За несколько дней до отъезда, в сумерки, появился в их темной передней какой-то незнакомый человек. Не раздеваясь, он прошел в столовую, как хорошо знающий расположение комнат. Ляля и Наталия Аркадьевна, опасливо переглядываясь, следовали за ним. Когда он вышел на свет, они сразу узнали в бритом и от этого неузнаваемо помолодевшем человеке Шрамченко. Даже глазки его, радостно смотревшие на них, увеличились от худобы и загара.

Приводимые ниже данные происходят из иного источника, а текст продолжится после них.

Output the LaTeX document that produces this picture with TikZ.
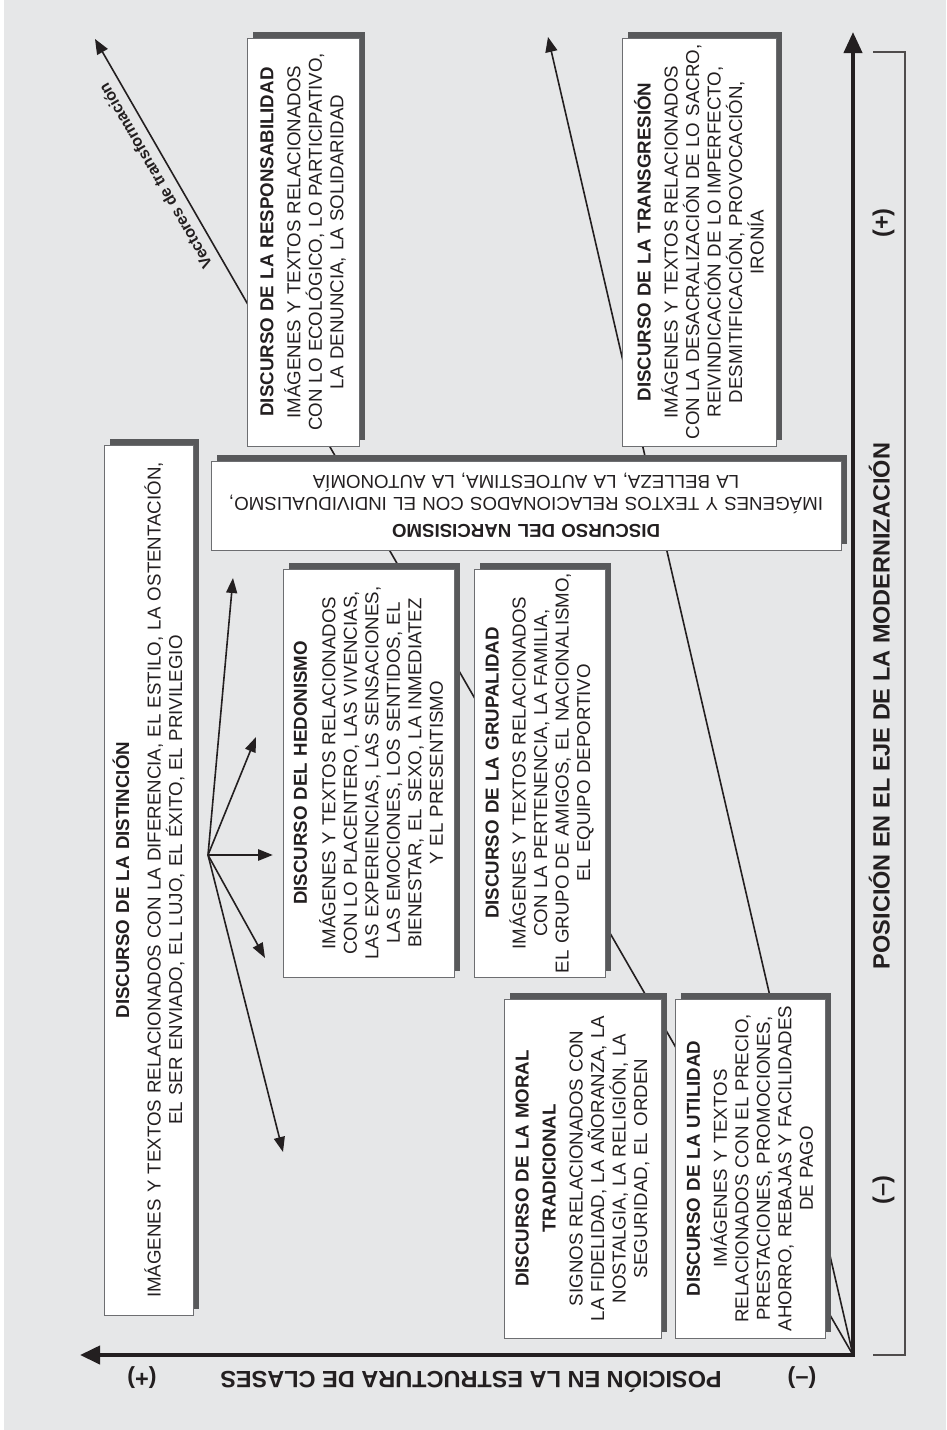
\documentclass[tikz,border=0pt]{standalone}
\usepackage{fontspec}
\setmainfont{Liberation Sans}
\usetikzlibrary{arrows.meta}
\definecolor{bgc}{HTML}{E6E7E8}
\definecolor{shc}{HTML}{58595B}
\definecolor{bdc}{HTML}{6D6E71}
\definecolor{ink}{HTML}{231F20}
\pgfdeclarelayer{bglayer}
\pgfdeclarelayer{linelayer}
\pgfdeclarelayer{shadowlayer}
\pgfsetlayers{bglayer,linelayer,shadowlayer,main}
\begin{document}
\begin{tikzpicture}[x=1pt,y=-1pt,
  box/.style={draw=bdc, line width=0.9pt, fill=white, inner sep=0pt, align=center, text=ink,
    font=\fontsize{18.7}{21.5}\selectfont},
  vec/.style={draw=ink, line width=1.6pt, -{Triangle[length=15pt,width=12pt]}},
  darr/.style={draw=ink, line width=1.6pt, -{Triangle[length=15pt,width=11pt]}},
  axlab/.style={font=\bfseries\fontsize{23.5}{23.5}\selectfont, text=ink, inner sep=0pt, text height=17pt, text depth=0pt},
]
\useasboundingbox (0,0) rectangle (946,1430);
\begin{pgfonlayer}{bglayer}
  \fill[white] (0,0) rectangle (946,1430);
  \fill[bgc] (4,0) rectangle (946,1430);
\end{pgfonlayer}

% boxes
\node[box, rotate=90, minimum width=408pt, minimum height=112pt, text width=402pt] (resp) at (303,242)
 {\textbf{DISCURSO DE LA RESPONSABILIDAD}\\[5.5pt] IMÁGENES Y TEXTOS RELACIONADOS\\ CON LO ECOLÓGICO, LO PARTICIPATIVO,\\ LA DENUNCIA, LA SOLIDARIDAD};
\node[box, rotate=90, minimum width=408pt, minimum height=154pt, text width=402pt] (transg) at (699,242)
 {\textbf{DISCURSO DE LA TRANSGRESIÓN}\\[5.5pt] IMÁGENES Y TEXTOS RELACIONADOS\\ CON LA DESACRALIZACIÓN DE LO SACRO,\\ REIVINDICACIÓN DE LO IMPERFECTO,\\ DESMITIFICACIÓN, PROVOCACIÓN,\\ IRONÍA};
\node[box, rotate=180, minimum width=630pt, minimum height=89pt, text width=624pt] (narc) at (526,505.5)
 {\textbf{DISCURSO DEL NARCISISMO}\\[5.5pt] IMÁGENES Y TEXTOS RELACIONADOS CON EL INDIVIDUALISMO,\\ LA BELLEZA, LA AUTOESTIMA, LA AUTONOMÍA};
\node[box, rotate=90, minimum width=870pt, minimum height=89pt, text width=864pt] (dist) at (148.5,880)
 {\textbf{DISCURSO DE LA DISTINCIÓN}\\[10pt] IMÁGENES Y TEXTOS RELACIONADOS CON LA DIFERENCIA, EL ESTILO, LA OSTENTACIÓN,\\ EL SER ENVIADO, EL LUJO, EL ÉXITO, EL PRIVILEGIO};
\node[box, rotate=90, minimum width=408pt, minimum height=171pt, text width=402pt] (hedon) at (368.5,773)
 {\textbf{DISCURSO DEL HEDONISMO}\\[7pt] IMÁGENES Y TEXTOS RELACIONADOS\\ CON LO PLACENTERO, LAS VIVENCIAS,\\ LAS EXPERIENCIAS, LAS SENSACIONES,\\ LAS EMOCIONES, LOS SENTIDOS, EL\\ BIENESTAR, EL SEXO, LA INMEDIATEZ\\ Y EL PRESENTISMO};
\node[box, rotate=90, minimum width=408pt, minimum height=131pt, text width=402pt] (grup) at (539.5,773)
 {\textbf{DISCURSO DE LA GRUPALIDAD}\\[5.5pt] IMÁGENES Y TEXTOS RELACIONADOS\\ CON LA PERTENENCIA, LA FAMILIA,\\ EL GRUPO DE AMIGOS, EL NACIONALISMO,\\ EL EQUIPO DEPORTIVO};
\node[box, rotate=90, minimum width=339pt, minimum height=157pt, text width=335pt] (moral) at (582.5,1168.5)
 {\textbf{DISCURSO DE LA MORAL}\\[5.5pt] \textbf{TRADICIONAL}\\[5.5pt] SIGNOS RELACIONADOS CON\\ LA FIDELIDAD, LA AÑORANZA, LA\\ NOSTALGIA, LA RELIGIÓN, LA\\ SEGURIDAD, EL ORDEN};
\node[box, rotate=90, minimum width=339pt, minimum height=150pt, text width=335pt] (util) at (750,1168.5)
 {\textbf{DISCURSO DE LA UTILIDAD}\\[5.5pt] IMÁGENES Y TEXTOS\\ RELACIONADOS CON EL PRECIO,\\ PRESTACIONES, PROMOCIONES,\\ AHORRO, REBAJAS Y FACILIDADES\\ DE PAGO};

% shadows
\begin{pgfonlayer}{shadowlayer}
  \foreach \n in {resp,transg,narc,dist,hedon,grup,moral,util}
    \fill[shc] ([shift={(6pt,6pt)}]\n.south west) rectangle ([shift={(6pt,6pt)}]\n.north east);
\end{pgfonlayer}

% coordinates
\coordinate (O) at (853,1355);
\coordinate (tipA) at (95,39);
\coordinate (tipB) at (548,37);
\coordinate (xend) at (80,1355);
\coordinate (yend) at (853,32);

% vectors of transformation (behind boxes)
\begin{pgfonlayer}{linelayer}
  \draw[vec] (O) -- (tipA) node[pos=0.902, sloped, allow upside down, above=6pt, text=ink,
     font=\bfseries\fontsize{16}{16}\selectfont] (veclab) {Vectores de transformación};
  \draw[vec] (O) -- (tipB);
\end{pgfonlayer}

% axes
\draw[ink, line width=4pt, line join=miter, {Triangle[length=20pt,width=18pt]}-{Triangle[length=21pt,width=18pt]}] (xend) -- (O) -- (yend);

% bracket
\coordinate (br1) at (873,52);
\coordinate (br2) at (905,52);
\coordinate (br3) at (905,1355);
\coordinate (br4) at (873,1355);
\draw[ink!80, line width=1.1pt] (br1) -- (br2) -- (br3) -- (br4);

% distincion star
\coordinate (C) at (208,855);
\coordinate (d1) at (233,578);
\coordinate (d2) at (256,737);
\coordinate (d3) at (273,855);
\coordinate (d4) at (265,958);
\coordinate (d5) at (283,1152);
\draw[darr] (C) -- (d1);
\draw[darr] (C) -- (d2);
\draw[darr, line width=2.8pt] (C) -- (d3);
\draw[darr] (C) -- (d4);
\draw[darr] (C) -- (d5);

% axis labels
\node[axlab, rotate=90] (modlab) at (881,706) {POSICIÓN EN EL EJE DE LA MODERNIZACIÓN};
\node[axlab, rotate=90] (modplus) at (881,223) {(+)};
\node[axlab, rotate=90] (modminus) at (881,1190) {(–)};
\node[axlab, rotate=180] (claslab) at (471,1380) {POSICIÓN EN LA ESTRUCTURA DE CLASES};
\node[axlab, rotate=180] (clasplus) at (142,1380) {(+)};
\node[axlab, rotate=180] (clasminus) at (802,1380) {(–)};
\end{tikzpicture}
\end{document}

— Где вы столько времени пропадали, что с вами было? — бросились Ляля и Наталия Аркадьевна к нему, как к родному.
— Я был на той стороне, в армии генерала Деникина, — ответил Шрамченко. — Сейчас я приехал затем, чтобы увезти вас. Надо торопиться, я ежеминутно рискую. «Там» у меня все оформлено для вас. — Он встал, почтительно вытянулся и сказал с отчаянной решимостью: — Я не смел раньше говорить об этом. Я был бессилен и почти уничтожен. Но сейчас я приехал… просить, Валерия Дмитриевна, просить вашей руки. Поедемте, вы спасетесь из этого ада, и мы будем счастливы!
Ляля грустно смотрела на Шрамченко и молчала. Ей было обидно за его напрасный порыв, почти подвиг, и больно ему отказывать, но она знала, что не любит и некуда ей уйти из своей жизни, такой, как она складывалась сама, не по ее воле. Почему она должна была ее терпеть — этого она не могла объяснить ни Шрамченко, ни себе самой.
Наталия Аркадьевна обняла и поцеловала Шрамченко. Тот все понял. Он опустил черную, коротко остриженную голову, постоял, потом по-военному повернулся на каблуках и исчез так же быстро, как появился. Я никогда ничего не узнала о его судьбе, как не могу сейчас даже вспомнить имени этого человека.
После появления Шрамченко Ляля часто стала возвращаться мыслью к пропавшей своей сестре Клавдии: «Наверно, она тоже „там“». Года через два они получили по рукам шедшее, все истрепанное письмо, в котором Клавдия писала: «Дорогие тетя Наташа и Ляля, пишу наспех, без особой надежды, что вы получите это письмо. Мы все живы. Мы бежали с Кавказа через море в условиях, о которых страшно вспоминать, и вот очутились в Константинополе. Перед тем отец перехватил и прочел письмо от N., которое ему открыло глаза. Я боялась, что с ним будет удар, до сих пор он не может мне простить прошлое. Да, это все уже прошлое… Следы N. потеряны и вряд ли найдутся. А жить надо, денег нет, мама стала разваливаться, отец только храбрится. Короче говоря, я вышла замуж за одного турецкого коммерсанта, очень богатого. Я с ним познакомилась на пароходе во время бегства… Он молодой, красивый, влюблен в меня. Понимаю, как вам тяжело, если только вы живы. Но решаюсь просить, если когда-нибудь узнаете об N., дайте мне знать любыми путями, какие найдете. Ваша всегда благодарная Клавдия». Это было последнее, что Ляля с матерью узнали в жизни о Клавдии.